DWI | Driving While Intoxicated
The legal consequences that accompany a DWI charge are serious, long-lasting and can affect nearly every aspect of a person’s life. Understanding some basic facts about DWI charges can help people defend their rights.
The DWI process begins when a police officer stops a vehicle because they suspect the driver may be under the influence. The officer can then ask the driver to submit to several tests. The tests include:
- Field sobriety tests: These tests involve the officer directing the driver to perform certain actions, such as walking a straight line and balancing on one foot.

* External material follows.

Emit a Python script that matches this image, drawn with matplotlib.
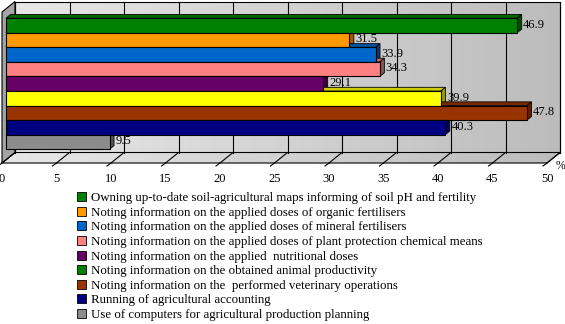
import numpy as np
import matplotlib.pyplot as plt
from matplotlib.patches import Polygon, Patch
from matplotlib.colors import LinearSegmentedColormap, to_rgb
from matplotlib.transforms import offset_copy

plt.rcParams['font.family'] = ['Liberation Serif', 'DejaVu Serif']

labels = [
    'Owning up-to-date soil-agricultural maps informing of soil pH and fertility',
    'Noting information on the applied doses of organic fertilisers',
    'Noting information on the applied doses of mineral fertilisers',
    'Noting information on the applied doses of plant protection chemical means',
    'Noting information on the applied  nutritional doses',
    'Noting information on the obtained animal productivity',
    'Noting information on the  performed veterinary operations',
    'Running of agricultural accounting',
    'Use of computers for agricultural production planning',
]
values = [46.9, 31.5, 33.9, 34.3, 29.1, 39.9, 47.8, 40.3, 9.5]
bar_colors = ['#008000', '#ff9900', '#0066cc', '#ff8080', '#660066',
              '#ffff00', '#993300', '#000080', '#8c8c8c']
key_colors = ['#008000', '#ff9900', '#0066cc', '#ff8080', '#660066',
              '#008000', '#993300', '#000080', '#8c8c8c']
ticks = list(range(0, 55, 5))

fig = plt.figure(figsize=(5.65, 3.24), dpi=100)
ax = fig.add_axes([2 / 565, 161 / 324, 545 / 565, 151 / 324])
ax.set_xlim(0, 50)
y_top, y_bot = -1.154, 9.217
ax.set_ylim(y_bot, y_top)
for s in ax.spines.values():
    s.set_visible(False)
ax.set_yticks([])
ax.set_xticks(ticks)
ax.tick_params(axis='x', length=0, pad=7, labelsize=9)
ax.set_facecolor('none')

depth = (13, 10.5)      # wall depth in pixels
front = (4, 3.3)        # bar front face offset
back = (8.5, 7)         # bar back face offset


def shift(x, y, d):
    p = ax.transData.transform((x, y))
    return ax.transData.inverted().transform(p + np.asarray(d))


def shade(c, k):
    return tuple(np.asarray(to_rgb(c)) * k)


def add_poly(pts, **kw):
    poly = Polygon(pts, closed=True, clip_on=False, **kw)
    ax.add_patch(poly)
    return poly


# walls
wall_pts = [shift(0, y_top, depth), shift(50, y_top, depth),
            shift(50, y_bot, depth), shift(0, y_bot, depth)]
floor_pts = [(0, y_bot), (50, y_bot), shift(50, y_bot, depth), shift(0, y_bot, depth)]
side_pts = [(0, y_top), (0, y_bot), shift(0, y_bot, depth), shift(0, y_top, depth)]

grad = LinearSegmentedColormap.from_list('wall', ['#e8e8e8', '#bcbcbc'])
for pts, z in [(wall_pts, 0.1), (floor_pts, 0.2)]:
    outline = add_poly(pts, facecolor='none', edgecolor='black', linewidth=0.8, zorder=z + 0.05)
    xs = [p[0] for p in pts]
    ys = [p[1] for p in pts]
    im = ax.imshow(np.linspace(0, 1, 256)[None, :], cmap=grad, aspect='auto',
                   extent=(min(xs), max(xs), max(ys), min(ys)), zorder=z)
    im.set_clip_path(outline)
    im.set_clip_box(fig.bbox)
add_poly(side_pts, facecolor='#a4a4a4', edgecolor='black', linewidth=0.8, zorder=0.3)
ax.set_xlim(0, 50)
ax.set_ylim(y_bot, y_top)

# gridlines on the back wall and floor, plus tick marks
for t in ticks:
    b0 = shift(t, y_bot, depth)
    b1 = shift(t, y_top, depth)
    ax.plot([b0[0], b1[0]], [b0[1], b1[1]], color='black', lw=0.8, zorder=0.5, clip_on=False)
    ax.plot([t, b0[0]], [y_bot, b0[1]], color='black', lw=0.8, zorder=0.5, clip_on=False)
    m = shift(t, y_bot, (-4, -3))
    ax.plot([t, m[0]], [y_bot, m[1]], color='black', lw=0.8, zorder=0.5, clip_on=False)

ax.annotate('%', xy=(50, y_bot), xytext=(9, -3), textcoords='offset pixels',
            ha='left', va='center', fontsize=8.5, annotation_clip=False)

pos = np.arange(len(values))

# depth faces of the bars
for i, (v, c) in enumerate(zip(values, bar_colors)):
    top = [shift(0, i - 0.5, front), shift(v, i - 0.5, front),
           shift(v, i - 0.5, back), shift(0, i - 0.5, back)]
    side = [shift(v, i - 0.5, front), shift(v, i + 0.5, front),
            shift(v, i + 0.5, back), shift(v, i - 0.5, back)]
    add_poly(top, facecolor=shade(c, 0.8), edgecolor='black', linewidth=0.6, zorder=3)
    add_poly(side, facecolor=shade(c, 0.6), edgecolor='black', linewidth=0.6, zorder=3)
    lx, ly = shift(v, i, (back[0] + 1.5, 4))
    ax.text(lx, ly, f'{v:.1f}', ha='left', va='center', fontsize=9, zorder=2, clip_on=False)

# front faces
ax.barh(pos, values, height=1.0, color=bar_colors, edgecolor='black', linewidth=0.8,
        transform=offset_copy(ax.transData, fig, x=front[0], y=front[1], units='dots'),
        zorder=4, clip_on=False)
ax.set_xlim(0, 50)
ax.set_ylim(y_bot, y_top)

handles = [Patch(facecolor=c, edgecolor='black', linewidth=0.6) for c in key_colors]
fig.legend(handles, labels, loc='upper left', bbox_to_anchor=(77 / 565, 1 - 192 / 324),
           frameon=False, fontsize=9.3, handlelength=0.7, handleheight=0.7,
           handletextpad=0.35, labelspacing=0.2, borderpad=0, borderaxespad=0)

fig.savefig('out.png', dpi=100)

If the person has trouble performing these actions, the officer may ask the driver to submit to further tests.
- Roadside breathalyzer tests: This test involves the officer asking the driver to blow into a handheld breath analysis machine. These handheld machines have been shown to be inaccurate and any evidence obtained from their use is inadmissible in court, but if they detect alcohol on a driver’s breath, the officer may arrest the driver.
- The final test is administered at the police station using a machine called the Intoxilyzer 5000: This machine is a more advanced version of the handheld breathalyzer. It is used to obtain a more accurate blood alcohol reading that is admissible as court evidence.
DWI Legal Defenses
There are a number of ways that a person can protect their rights when they have been charged with DWI. Some examples:
- Refusing sobriety tests. Although police officers may suggest otherwise, sobriety tests and breath tests are not mandatory. An arrested driver has the right to refuse to submit to these tests. However, if they do so, their license may be automatically suspended but the lack of evidence against them may benefit them later in court.
- Hiring a lawyer. A lawyer can do many things to help a person charged with DWI. They can schedule an ALR hearing to contest the suspension of a driver’s license. They can also look for inconsistencies in the prosecution’s evidence and for signs of officer misconduct that might result in dropped charges or a reduced sentence.